-- START --
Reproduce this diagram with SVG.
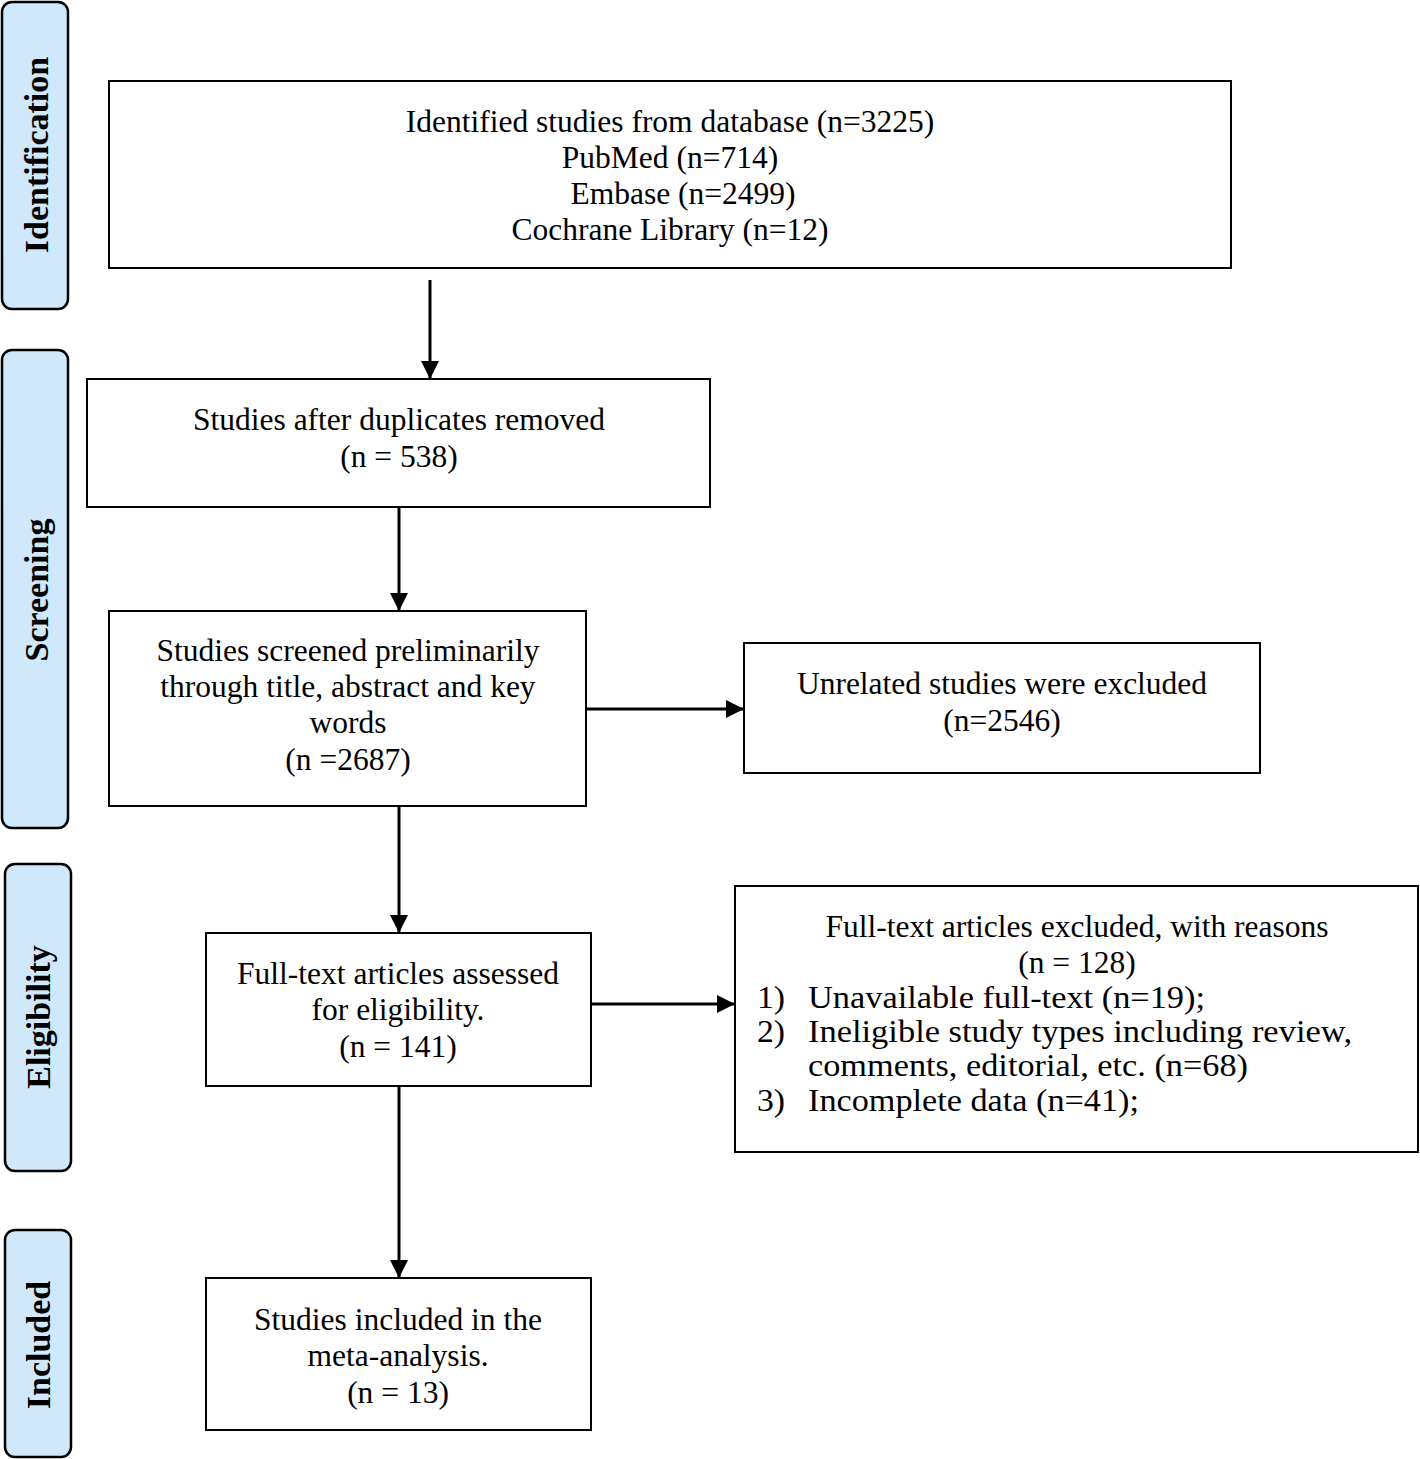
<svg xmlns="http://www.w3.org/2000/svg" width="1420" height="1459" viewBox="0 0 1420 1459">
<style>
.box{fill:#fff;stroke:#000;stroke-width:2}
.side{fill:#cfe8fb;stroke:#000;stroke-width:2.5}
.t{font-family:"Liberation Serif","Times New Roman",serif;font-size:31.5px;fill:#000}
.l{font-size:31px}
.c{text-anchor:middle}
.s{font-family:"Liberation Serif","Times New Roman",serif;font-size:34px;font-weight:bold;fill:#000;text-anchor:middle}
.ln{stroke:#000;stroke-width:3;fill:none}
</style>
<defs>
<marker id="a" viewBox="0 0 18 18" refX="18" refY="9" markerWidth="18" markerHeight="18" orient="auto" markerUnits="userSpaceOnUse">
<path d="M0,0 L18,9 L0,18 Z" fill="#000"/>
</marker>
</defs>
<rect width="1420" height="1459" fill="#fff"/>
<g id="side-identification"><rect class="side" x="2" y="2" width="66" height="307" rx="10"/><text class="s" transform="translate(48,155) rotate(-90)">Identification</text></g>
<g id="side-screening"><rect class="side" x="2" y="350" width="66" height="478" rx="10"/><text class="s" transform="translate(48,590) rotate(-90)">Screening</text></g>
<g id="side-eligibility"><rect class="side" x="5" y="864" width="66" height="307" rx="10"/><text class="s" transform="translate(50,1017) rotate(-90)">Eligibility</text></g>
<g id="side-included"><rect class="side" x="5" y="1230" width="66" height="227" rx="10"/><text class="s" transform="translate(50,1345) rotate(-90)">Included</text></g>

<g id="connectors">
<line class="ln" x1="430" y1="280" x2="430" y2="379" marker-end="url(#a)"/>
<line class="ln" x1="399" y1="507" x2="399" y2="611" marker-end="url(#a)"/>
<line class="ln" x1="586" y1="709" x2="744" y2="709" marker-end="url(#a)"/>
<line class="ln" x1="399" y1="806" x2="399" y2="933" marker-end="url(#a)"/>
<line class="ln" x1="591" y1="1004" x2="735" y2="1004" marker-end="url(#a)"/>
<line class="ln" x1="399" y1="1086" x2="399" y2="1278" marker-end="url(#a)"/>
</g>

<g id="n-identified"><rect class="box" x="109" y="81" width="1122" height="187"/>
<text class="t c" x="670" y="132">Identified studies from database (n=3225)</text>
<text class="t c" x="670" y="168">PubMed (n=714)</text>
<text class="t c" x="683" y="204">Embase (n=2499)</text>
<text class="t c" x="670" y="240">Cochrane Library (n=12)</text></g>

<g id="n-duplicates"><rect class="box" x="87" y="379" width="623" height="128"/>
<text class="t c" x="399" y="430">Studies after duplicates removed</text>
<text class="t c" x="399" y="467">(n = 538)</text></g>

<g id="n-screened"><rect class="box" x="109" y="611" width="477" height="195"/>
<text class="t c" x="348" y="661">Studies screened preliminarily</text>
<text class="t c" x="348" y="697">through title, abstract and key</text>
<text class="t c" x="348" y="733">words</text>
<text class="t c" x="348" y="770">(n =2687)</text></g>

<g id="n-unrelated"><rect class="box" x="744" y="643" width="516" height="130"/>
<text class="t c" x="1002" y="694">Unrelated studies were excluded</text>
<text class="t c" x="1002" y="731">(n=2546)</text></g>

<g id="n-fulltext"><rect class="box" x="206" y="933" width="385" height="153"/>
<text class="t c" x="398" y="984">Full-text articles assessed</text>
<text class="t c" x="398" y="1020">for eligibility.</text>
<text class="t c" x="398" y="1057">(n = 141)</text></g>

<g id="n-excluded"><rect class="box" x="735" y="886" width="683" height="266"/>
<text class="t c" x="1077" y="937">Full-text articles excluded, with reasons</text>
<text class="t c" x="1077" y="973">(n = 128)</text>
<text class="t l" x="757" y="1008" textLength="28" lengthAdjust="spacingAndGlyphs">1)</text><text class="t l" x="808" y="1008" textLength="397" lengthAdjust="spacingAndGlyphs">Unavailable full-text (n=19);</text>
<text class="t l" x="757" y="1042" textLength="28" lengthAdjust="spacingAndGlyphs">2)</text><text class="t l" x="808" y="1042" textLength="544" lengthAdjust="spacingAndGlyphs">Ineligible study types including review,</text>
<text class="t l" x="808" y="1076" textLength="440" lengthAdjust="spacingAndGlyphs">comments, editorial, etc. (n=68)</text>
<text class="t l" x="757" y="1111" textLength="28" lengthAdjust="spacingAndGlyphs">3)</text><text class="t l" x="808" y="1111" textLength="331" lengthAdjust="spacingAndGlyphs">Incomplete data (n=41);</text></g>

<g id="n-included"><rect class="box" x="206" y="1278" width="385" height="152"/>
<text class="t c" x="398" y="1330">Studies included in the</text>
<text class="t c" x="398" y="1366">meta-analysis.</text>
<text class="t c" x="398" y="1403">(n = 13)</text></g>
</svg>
-- END --
Every line in the data above that contains "with" needs to be copied.

Reproduce this diagram with SVG.
<text class="t c" x="1077" y="937">Full-text articles excluded, with reasons</text>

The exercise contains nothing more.